In a public post, Mliswa argued that Chiwenga’s recent sermon—delivered through a biblical narrative about King Hezekiah—was not spiritual communication but a calculated political signal. Mliswa said the vice president used scripture to send a message aimed at weakening President Emmerson Mnangagwa and to elevate Chiwenga as a credible alternative within the party’s power structure.
Chiwenga delivered the sermon during a Roman Catholic Church event in Murewa over the weekend. In his address, he drew from the Book of Isaiah and the story of Hezekiah, focusing on the warning to ‘put his house in order’ and the consequences of refusing to accept the message. Mliswa seized on that framing, insisting it functioned as a veiled rebuke—one that, in his view, was aimed at the president and the political trajectory of the ruling party.
‘Content creation’ or coded opposition: Mliswa’s accusation
Mliswa’s critique was blunt and deliberately political. He accused Chiwenga of ‘pandering to social media narratives and opposition sentiment’ by treating political messaging as ‘content creation.’ The charge is not simply that Chiwenga spoke publicly; it is that he allegedly tailored his message to audiences outside the party’s official discipline—while still remaining inside the party machinery.
In Mliswa’s framing, if Chiwenga truly disagrees with what ZANU-PF has decided, then the vice president should exit the party’s internal system rather than stay within it while attacking its direction. The demand therefore functions as a test of loyalty: either align fully with the party’s decisions, or step aside from the structures that govern succession and leadership.
Mliswa also escalated the confrontation by describing Chiwenga as ZANU-PF’s ‘principal internal opposition figure.’ He claimed the vice president failed to block resolutions from party structures and has instead been fueling instability through veiled attacks. The implication is that Chiwenga is not merely disagreeing—he is allegedly undermining the party from within, using religious language and public messaging to create political leverage.
Constitutional pressure: succession and term extension at the center
The resignation demand is tied to a broader constitutional fight. Critics describe a bill that would erode automatic succession by the vice president if the president resigns, dies, or is incapacitated—closing a pathway that has historically kept succession within the executive chain of command.
Opponents also argue the bill proposes extending presidential and parliamentary terms from five to seven years. They contend that such a shift would require a referendum and could be unconstitutional in effect.
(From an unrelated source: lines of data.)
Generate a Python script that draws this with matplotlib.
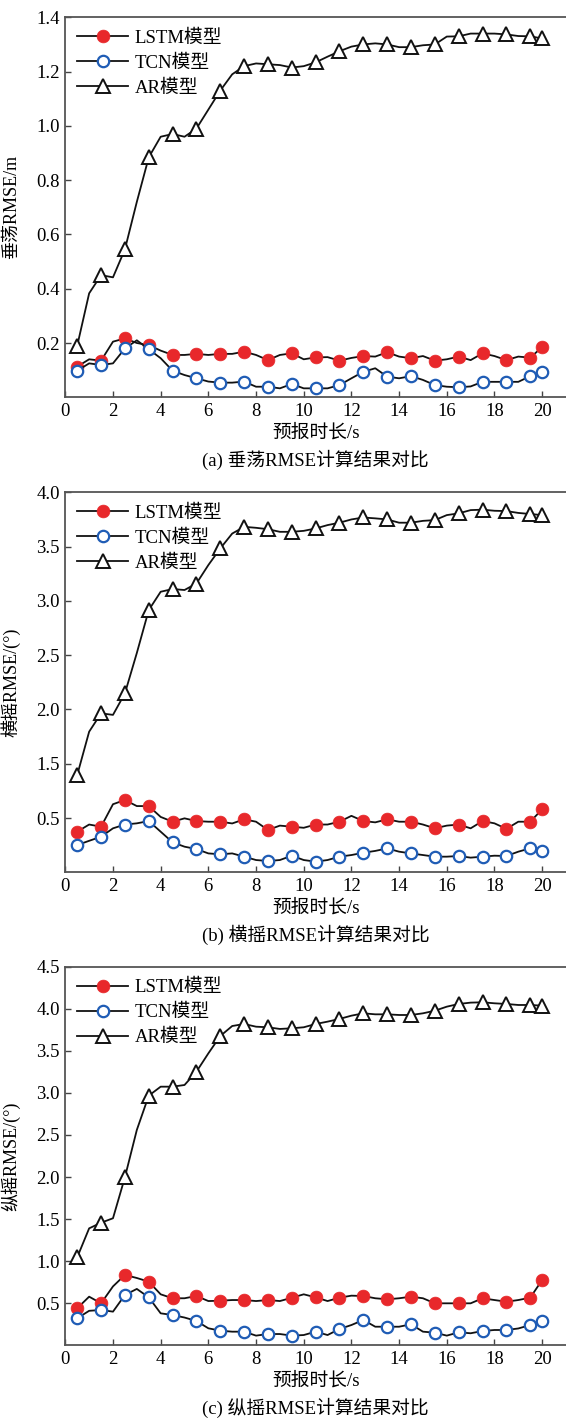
import matplotlib
matplotlib.use("Agg")
import matplotlib.pyplot as plt

plt.rcParams['font.family'] = ['Liberation Serif', 'Noto Sans CJK SC']
plt.rcParams['font.size'] = 13
plt.rcParams['axes.unicode_minus'] = False

# ---------------- data ----------------
t = [0.5, 1.0, 1.5, 2.0, 2.5, 3.0, 3.5, 4.0, 4.5, 5.0,
     5.5, 6.0, 6.5, 7.0, 7.5, 8.0, 8.5, 9.0, 9.5, 10.0,
     10.5, 11.0, 11.5, 12.0, 12.5, 13.0, 13.5, 14.0, 14.5, 15.0,
     15.5, 16.0, 16.5, 17.0, 17.5, 18.0, 18.5, 19.0, 19.5, 20.0]

series_names = ['LSTM模型', 'TCN模型', 'AR模型']

lstm_a = [0.113, 0.14, 0.135, 0.205, 0.217, 0.20, 0.192, 0.172, 0.156, 0.156,
          0.16, 0.156, 0.16, 0.16, 0.168, 0.156, 0.137, 0.156, 0.162, 0.14,
          0.147, 0.148, 0.135, 0.145, 0.152, 0.15, 0.166, 0.15, 0.144, 0.152,
          0.135, 0.14, 0.15, 0.137, 0.162, 0.152, 0.137, 0.15, 0.146, 0.185]
tcn_a = [0.098, 0.125, 0.119, 0.125, 0.18, 0.21, 0.177, 0.144, 0.098, 0.082,
         0.07, 0.058, 0.054, 0.054, 0.058, 0.039, 0.039, 0.033, 0.049, 0.033,
         0.033, 0.033, 0.045, 0.07, 0.094, 0.107, 0.076, 0.07, 0.078, 0.064,
         0.045, 0.039, 0.037, 0.04, 0.057, 0.057, 0.057, 0.057, 0.078, 0.094]
ar_a = [0.19, 0.383, 0.45, 0.442, 0.545, 0.72, 0.884, 0.96, 0.97, 0.96,
        0.99, 1.06, 1.13, 1.19, 1.22, 1.23, 1.227, 1.224, 1.215, 1.22,
        1.234, 1.255, 1.275, 1.292, 1.30, 1.304, 1.30, 1.29, 1.29, 1.297,
        1.30, 1.329, 1.33, 1.34, 1.34, 1.34, 1.337, 1.331, 1.33, 1.322]

lstm_b = [0.874, 0.94, 0.92, 1.127, 1.166, 1.11, 1.11, 1.01, 0.966, 0.997,
          0.972, 0.966, 0.966, 0.95, 0.988, 0.966, 0.89, 0.93, 0.92, 0.91,
          0.94, 0.94, 0.966, 1.02, 0.972, 0.96, 0.988, 0.966, 0.966, 0.94,
          0.905, 0.93, 0.94, 0.905, 0.972, 0.951, 0.90, 0.966, 0.966, 1.08]
tcn_b = [0.751, 0.79, 0.828, 0.905, 0.94, 0.951, 0.972, 0.874, 0.776, 0.736,
         0.714, 0.674, 0.666, 0.674, 0.644, 0.613, 0.604, 0.613, 0.653, 0.613,
         0.598, 0.613, 0.644, 0.659, 0.68, 0.697, 0.72, 0.69, 0.674, 0.659,
         0.644, 0.644, 0.65, 0.635, 0.644, 0.653, 0.65, 0.69, 0.721, 0.699]
ar_b = [1.396, 1.795, 1.964, 1.95, 2.148, 2.52, 2.915, 3.084, 3.109, 3.10,
        3.16, 3.33, 3.483, 3.62, 3.682, 3.673, 3.66, 3.636, 3.636, 3.645,
        3.667, 3.698, 3.72, 3.75, 3.768, 3.76, 3.75, 3.72, 3.72, 3.737,
        3.744, 3.79, 3.806, 3.836, 3.84, 3.83, 3.827, 3.81, 3.80, 3.79]

lstm_c = [0.44, 0.578, 0.499, 0.70, 0.836, 0.80, 0.756, 0.606, 0.559, 0.559,
          0.586, 0.526, 0.53, 0.538, 0.538, 0.526, 0.538, 0.526, 0.565, 0.606,
          0.57, 0.526, 0.566, 0.59, 0.586, 0.559, 0.547, 0.559, 0.578, 0.559,
          0.499, 0.499, 0.499, 0.499, 0.559, 0.538, 0.518, 0.538, 0.566, 0.776]
tcn_c = [0.321, 0.41, 0.42, 0.40, 0.598, 0.67, 0.57, 0.38, 0.36, 0.33,
         0.289, 0.202, 0.174, 0.162, 0.162, 0.115, 0.134, 0.134, 0.115, 0.122,
         0.162, 0.122, 0.194, 0.241, 0.301, 0.221, 0.221, 0.221, 0.25, 0.162,
         0.15, 0.115, 0.154, 0.143, 0.17, 0.182, 0.182, 0.20, 0.241, 0.289]
ar_c = [1.046, 1.39, 1.457, 1.51, 1.997, 2.56, 2.967, 3.074, 3.074, 3.094,
        3.252, 3.47, 3.676, 3.795, 3.819, 3.787, 3.78, 3.76, 3.768, 3.78,
        3.819, 3.847, 3.879, 3.918, 3.946, 3.934, 3.934, 3.926, 3.926, 3.946,
        3.977, 4.025, 4.057, 4.073, 4.077, 4.065, 4.057, 4.045, 4.045, 4.037]

xticks = [0, 2, 4, 6, 8, 10, 12, 14, 16, 18, 20]
xticklabels = ['0', '2', '4', '6', '8', '10', '12', '14', '16', '18', '20']

yticks_a = [0.2, 0.4, 0.6, 0.8, 1.0, 1.2, 1.4]
yticklabels_a = ['0.2', '0.4', '0.6', '0.8', '1.0', '1.2', '1.4']
yticks_b = [1.0, 1.5, 2.0, 2.5, 3.0, 3.5, 4.0]
yticklabels_b = ['0.5', '1.5', '2.0', '2.5', '3.0', '3.5', '4.0']
yticks_c = [0.5, 1.0, 1.5, 2.0, 2.5, 3.0, 3.5, 4.0, 4.5]
yticklabels_c = ['0.5', '1.0', '1.5', '2.0', '2.5', '3.0', '3.5', '4.0', '4.5']

ylabels = ['垂荡RMSE/m', '横摇RMSE/(°)', '纵摇RMSE/(°)']
captions = ['(a) 垂荡RMSE计算结果对比', '(b) 横摇RMSE计算结果对比', '(c) 纵摇RMSE计算结果对比']
xlabel = '预报时长/s'

panels = [
    (lstm_a, tcn_a, ar_a, (0.0, 1.4), yticks_a, yticklabels_a),
    (lstm_b, tcn_b, ar_b, (0.5, 4.0), yticks_b, yticklabels_b),
    (lstm_c, tcn_c, ar_c, (0.0, 4.5), yticks_c, yticklabels_c),
]

# ---------------- figure ----------------
W, H = 566, 1420
fig = plt.figure(figsize=(W / 100, H / 100), dpi=100)

# (top px, bottom px) of each axes
ax_px = [(17.3, 397.3), (492.3, 872.3), (966.7, 1345.3)]
left_px = 65.3

red = '#e8282b'
blue = '#1f5cb5'
marks = list(range(0, len(t), 2)) + [len(t) - 1]

for i, (lstm, tcn, ar, ylim, yt, ytl) in enumerate(panels):
    top, bot = ax_px[i]
    ax = fig.add_axes([left_px / W, 1 - bot / H, 1 - left_px / W, (bot - top) / H])
    ax.plot(t, lstm, color='#111111', lw=1.3, marker='o', ms=9.2,
            mfc=red, mec=red, mew=0.5, markevery=marks, label=series_names[0], zorder=3)
    ax.plot(t, tcn, color='#111111', lw=1.3, marker='o', ms=8.2,
            mfc='white', mec=blue, mew=1.6, markevery=marks, label=series_names[1], zorder=4)
    ax.plot(t, ar, color='#111111', lw=1.3, marker='^', ms=9.5,
            mfc='white', mec='#111111', mew=1.4, markevery=marks, label=series_names[2], zorder=5)

    ax.set_xlim(0, 21)
    ax.set_ylim(*ylim)
    ax.set_xticks(xticks)
    ax.set_xticklabels(xticklabels)
    ax.set_yticks(yt)
    ax.set_yticklabels(ytl)
    ax.tick_params(direction='in', length=4, width=1.0, color='#444444',
                   labelsize=13.5, pad=4)
    for s in ['left', 'bottom', 'top']:
        ax.spines[s].set_color('#555555')
        ax.spines[s].set_linewidth(1.3)
    ax.spines['right'].set_visible(False)

    ax.set_ylabel(ylabels[i], fontsize=13)
    ax.yaxis.set_label_coords(-45 / (W - left_px), 0.5)
    ax.set_xlabel(xlabel, fontsize=13.5)
    h = bot - top
    ax.xaxis.set_label_coords(0.5, -36 / h)
    ax.xaxis.label.set_verticalalignment('center')
    ax.text(0.5, -63 / h, captions[i], transform=ax.transAxes,
            ha='center', va='center', fontsize=13.5)

    ax.legend(loc='upper left', bbox_to_anchor=(0.0, 1.0), frameon=False,
              fontsize=13.5, handlelength=2.7, handletextpad=0.35,
              labelspacing=0.42, borderaxespad=0.25, borderpad=0.4)

fig.savefig('out.png', dpi=100)
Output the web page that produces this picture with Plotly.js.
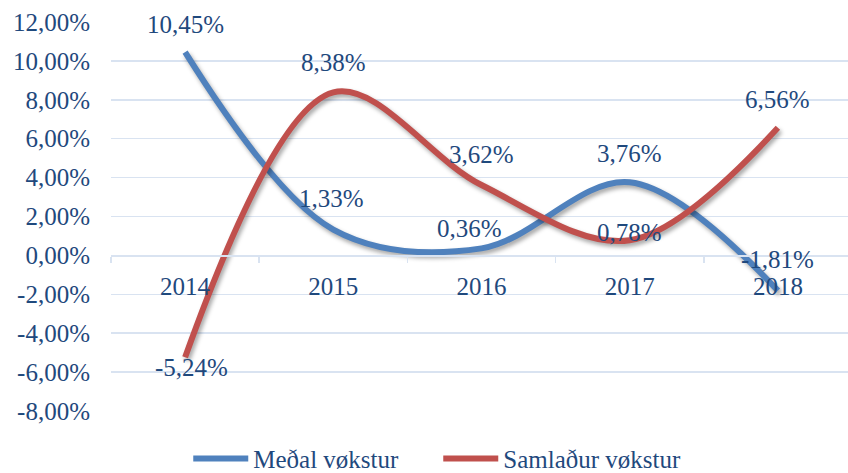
<!DOCTYPE html>
<html>
<head>
<meta charset="utf-8">
<script src="https://cdn.plot.ly/plotly-3.0.1.min.js"></script>
<style>
html,body{margin:0;padding:0;background:#fff;}
#chart{width:848px;height:473px;}
</style>
</head>
<body>
<div id="chart"></div>
<script>
const categories = ['2014', '2015', '2016', '2017', '2018'];
const medalVokstur = [10.45, 1.33, 0.36, 3.76, -1.81];
const samladurVokstur = [-5.24, 8.38, 3.62, 0.78, 6.56];
const seriesNames = ['Meðal vøkstur', 'Samlaður vøkstur'];
const yTickVals = [-8, -6, -4, -2, 0, 2, 4, 6, 8, 10, 12];

// label offsets (style only, in pixels)
const blueShift = [[0, 28], [-2, 31], [-12, 20], [0, 29], [0, 31]];
const redShift = [[6, -10], [0, 30], [0, 30], [0, 8], [0, 28]];

const TXT = '#1F497D';
const GRID = '#D9E3F1';
const FONT = 'Liberation Serif, Times New Roman, serif';

function fmt(v) {
  return v.toFixed(2).replace('.', ',') + '%';
}

const traces = [
  {x: categories, y: medalVokstur, name: seriesNames[0], type: 'scatter', mode: 'lines',
   line: {color: '#4F81BD', width: 6, shape: 'spline', smoothing: 1}},
  {x: categories, y: samladurVokstur, name: seriesNames[1], type: 'scatter', mode: 'lines',
   line: {color: '#C0504D', width: 6, shape: 'spline', smoothing: 1}}
];

const annotations = [];
medalVokstur.forEach((v, i) => annotations.push({xref: 'x', yref: 'y', x: i, y: v, text: fmt(v), showarrow: false,
  xshift: blueShift[i][0], yshift: blueShift[i][1], font: {family: FONT, size: 25, color: TXT}}));
samladurVokstur.forEach((v, i) => annotations.push({xref: 'x', yref: 'y', x: i, y: v, text: fmt(v), showarrow: false,
  xshift: redShift[i][0], yshift: redShift[i][1], font: {family: FONT, size: 25, color: TXT}}));

const layout = {
  width: 848, height: 473,
  margin: {l: 111, r: 0, t: 22, b: 62, autoexpand: false},
  paper_bgcolor: '#fff', plot_bgcolor: '#fff',
  font: {family: FONT, size: 25, color: TXT},
  showlegend: true,
  legend: {orientation: 'h', xref: 'container', yref: 'container', x: 0.222, xanchor: 'left', y: 0.03, yanchor: 'middle',
    font: {family: FONT, size: 25, color: TXT}, itemwidth: 55, entrywidth: 180, entrywidthmode: 'pixels',
    traceorder: 'normal'},
  xaxis: {type: 'category', range: [-0.5, 4.473], anchor: 'free', position: 0.4,
    showgrid: false, showline: true, linecolor: GRID, linewidth: 1.5,
    ticks: 'outside', tickson: 'boundaries', ticklen: 6, tickcolor: GRID, tickwidth: 1.5,
    ticklabelstandoff: 8,
    tickfont: {family: FONT, size: 25, color: TXT}, fixedrange: true},
  yaxis: {range: [-8, 12], tickvals: yTickVals, ticktext: yTickVals.map(fmt),
    showgrid: true, gridcolor: GRID, gridwidth: 1.5, zeroline: false, showline: false,
    ticks: '', ticklabelstandoff: 20,
    tickfont: {family: FONT, size: 25, color: TXT}, fixedrange: true},
  annotations: annotations
};

Plotly.newPlot('chart', traces, layout, {displayModeBar: false, staticPlot: true}).then(() => {
  document.querySelectorAll('.scatterlayer .trace path.js-line').forEach(p => {
    p.style.filter = 'drop-shadow(2px 3px 2px rgba(0,0,0,0.35))';
  });
});
</script>
</body>
</html>
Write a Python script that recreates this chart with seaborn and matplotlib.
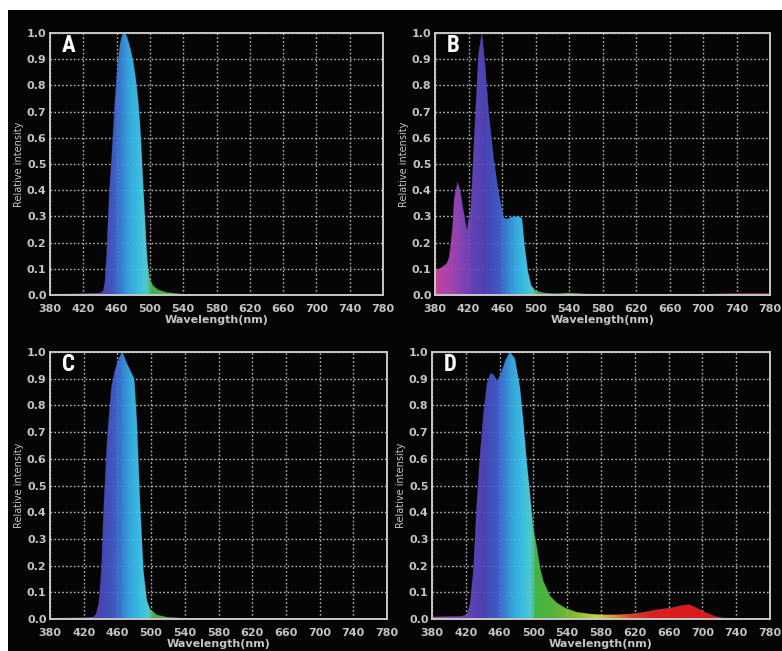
import numpy as np
import matplotlib
matplotlib.use("Agg")
import matplotlib.pyplot as plt
import seaborn as sns
import pandas as pd
from matplotlib.colors import LinearSegmentedColormap

# ---------------- data ----------------
wl_a = [380, 400, 420, 440, 444, 446, 448, 450, 452, 454, 456, 458, 460, 462, 464, 466, 468, 470,
        472, 474, 477, 480, 482, 484, 486, 488, 490, 492, 494, 496, 498, 500, 504, 510, 520, 540, 560, 600, 780]
val_a = [0.003, 0.004, 0.005, 0.008, 0.015, 0.05, 0.15, 0.3, 0.43, 0.52, 0.63, 0.74, 0.83, 0.9, 0.955, 0.985, 0.998, 1.0,
         0.99, 0.97, 0.935, 0.89, 0.85, 0.8, 0.74, 0.66, 0.55, 0.42, 0.3, 0.18, 0.1, 0.06, 0.035, 0.02, 0.01, 0.003, 0.001, 0.0, 0.0]

wl_b = [380, 388, 394, 397, 399, 401, 403, 407, 410, 413, 418, 423, 428, 432, 436, 440, 444, 450, 456,
        462, 466, 472, 478, 482, 484, 487, 491, 495, 500, 510, 525, 540, 560, 600, 700, 740, 780]
val_b = [0.093, 0.105, 0.12, 0.145, 0.2, 0.26, 0.37, 0.43, 0.4, 0.34, 0.245, 0.34, 0.67, 0.92, 1.0, 0.87, 0.7, 0.52, 0.39,
         0.295, 0.29, 0.298, 0.3, 0.298, 0.29, 0.19, 0.09, 0.036, 0.017, 0.008, 0.005, 0.008, 0.004, 0.003, 0.003, 0.006, 0.006]

wl_c = [380, 400, 420, 432, 435, 438, 441, 444, 448, 453, 457, 462, 466, 471, 477, 480, 483, 487, 491,
        495, 499, 507, 519, 538, 560, 780]
val_c = [0.003, 0.004, 0.005, 0.008, 0.02, 0.06, 0.18, 0.43, 0.68, 0.87, 0.93, 0.98, 1.0, 0.96, 0.92, 0.9, 0.75, 0.43, 0.18,
         0.07, 0.036, 0.015, 0.007, 0.003, 0.001, 0.0]

wl_d = [380, 400, 415, 421, 425, 429, 433, 437, 441, 445, 449, 453, 457, 461, 467, 472, 478, 484, 488,
        492, 496, 500, 504, 508, 512, 520, 528, 538, 551, 567, 583, 599, 615, 630, 646, 662, 674, 684,
        689, 697, 705, 715, 725, 740, 780]
val_d = [0.008, 0.009, 0.01, 0.016, 0.054, 0.18, 0.43, 0.62, 0.77, 0.88, 0.92, 0.915, 0.89, 0.915, 0.97, 1.0, 0.977, 0.87, 0.745,
         0.594, 0.47, 0.34, 0.27, 0.19, 0.14, 0.085, 0.06, 0.041, 0.026, 0.019, 0.016, 0.016, 0.019, 0.025, 0.035, 0.041, 0.05, 0.054,
         0.048, 0.035, 0.023, 0.01, 0.004, 0.003, 0.002]

panel_labels = ["A", "B", "C", "D"]
x_ticks = [380, 420, 460, 500, 540, 580, 620, 660, 700, 740, 780]
y_ticks = [0.0, 0.1, 0.2, 0.3, 0.4, 0.5, 0.6, 0.7, 0.8, 0.9, 1.0]
x_label = "Wavelength(nm)"
y_label = "Relative intensity"

# wavelength colour ramp
spec_nm = [380, 395, 410, 425, 440, 455, 465, 475, 488, 496, 502, 520, 550, 575, 595, 615, 640, 780]
spec_col = ["#d24aa8", "#b848b8", "#9048c0", "#6a46c0", "#5048c0", "#4460d0", "#3c88e0", "#38b4ec",
            "#40d0f4", "#58d8d8", "#48c048", "#58c040", "#90cc30", "#e0e040", "#f0a030", "#f04828",
            "#f02020", "#e01818"]

# ---------------- styling ----------------
sns.set_theme(style="dark")
plt.rcParams["font.family"] = ["DejaVu Sans"]

W, H = 782, 651
fig = plt.figure(figsize=(W / 100, H / 100), dpi=100, facecolor="white")
bg = fig.add_axes([8 / W, 0, 1 - 8 / W, 1 - 10 / H], zorder=-10)
bg.set_facecolor("#050505")
bg.set_xticks([])
bg.set_yticks([])
for s in bg.spines.values():
    s.set_visible(False)

boxes = [(50, 383, 33, 295), (435, 770, 33, 295), (50, 387, 352, 619), (432, 770, 352, 619)]
datasets = [(wl_a, val_a), (wl_b, val_b), (wl_c, val_c), (wl_d, val_d)]

pos = [(n - 380) / 400 for n in spec_nm]
cmap = LinearSegmentedColormap.from_list("spec", list(zip(pos, spec_col)))
grad = np.linspace(380, 780, 801)[None, :]

txt_col = "#c4c4c4"
for (x0, x1, y0, y1), (wl, val), lab in zip(boxes, datasets, panel_labels):
    ax = fig.add_axes([x0 / W, 1 - y1 / H, (x1 - x0) / W, (y1 - y0) / H], zorder=1)
    ax.set_facecolor("#050505")
    df = pd.DataFrame({"wl": wl, "val": val})
    poly = ax.fill_between(df["wl"], df["val"], 0, facecolor="none", edgecolor="none")
    im = ax.imshow(grad, extent=[380, 780, 0, 1], aspect="auto", cmap=cmap,
                   vmin=380, vmax=780, origin="lower", interpolation="bilinear", zorder=2, alpha=0.93)
    im.set_clip_path(poly.get_paths()[0], transform=ax.transData)
    sns.lineplot(data=df, x="wl", y="val", ax=ax, color="#5060c0", lw=0.5, alpha=0.35, zorder=3)
    ax.set_xlim(380, 780)
    ax.set_ylim(0, 1)
    ax.set_xticks(x_ticks)
    ax.set_yticks(y_ticks)
    ax.set_xticklabels([str(t) for t in x_ticks], fontweight="bold")
    ax.set_yticklabels([f"{t:.1f}" for t in y_ticks], fontweight="bold")
    ax.tick_params(axis="both", length=0, colors=txt_col, labelsize=8)
    ax.tick_params(axis="x", pad=6.5)
    ax.tick_params(axis="y", pad=2.5)
    ax.grid(True, color="#b4b4b4", linestyle=(0, (1.2, 1.6)), lw=1.0, zorder=1)
    ax.set_axisbelow(True)
    for s in ax.spines.values():
        s.set_visible(True)
        s.set_color("#c8c8c8")
        s.set_linewidth(1.4)
        s.set_zorder(5)
    ax.set_xlabel(x_label, color=txt_col, fontsize=8, fontweight="bold", labelpad=0.5)
    ax.set_ylabel(y_label, color=txt_col, fontsize=7, labelpad=2)
    ax.text(0.036, 0.995, lab, transform=ax.transAxes, ha="left", va="top", color="white",
            fontsize=16.5, fontweight="bold",
            family=["Roboto Condensed", "Roboto", "DejaVu Sans"], zorder=6)

fig.savefig("out.png", dpi=100, facecolor="white")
These are not abstract legal questions. They determine whether succession becomes a matter of voters and electoral legitimacy—or a matter of parliamentary arithmetic and internal coalition management.
That distinction is central to why Mliswa’s call for Chiwenga to resign lands with force. If succession rules are being redesigned to reduce the vice president’s automatic route to the presidency, then the political value of being ‘next in line’ changes dramatically. The struggle moves from national elections to internal party alignment and parliamentary control—exactly the arena Mliswa claims Chiwenga is being positioned to influence.
In this context, Mliswa’s demand reads as a pressure valve being released inside the ruling structure. It signals that factional disagreement is no longer confined to closed-door debate. It is being pushed into public confrontation, using religion, social media narratives, and constitutional timelines as weapons.
Chiwenga’s political future is therefore being framed as a choice between two paths. If he believes constitutional redesign is blocking his route to power, resigning would be a way to reposition himself outside the party’s internal constitutional process. If he does not resign, Mliswa’s message is that Chiwenga is complicit—accepting the party’s direction while publicly signaling disagreement through symbolic messaging.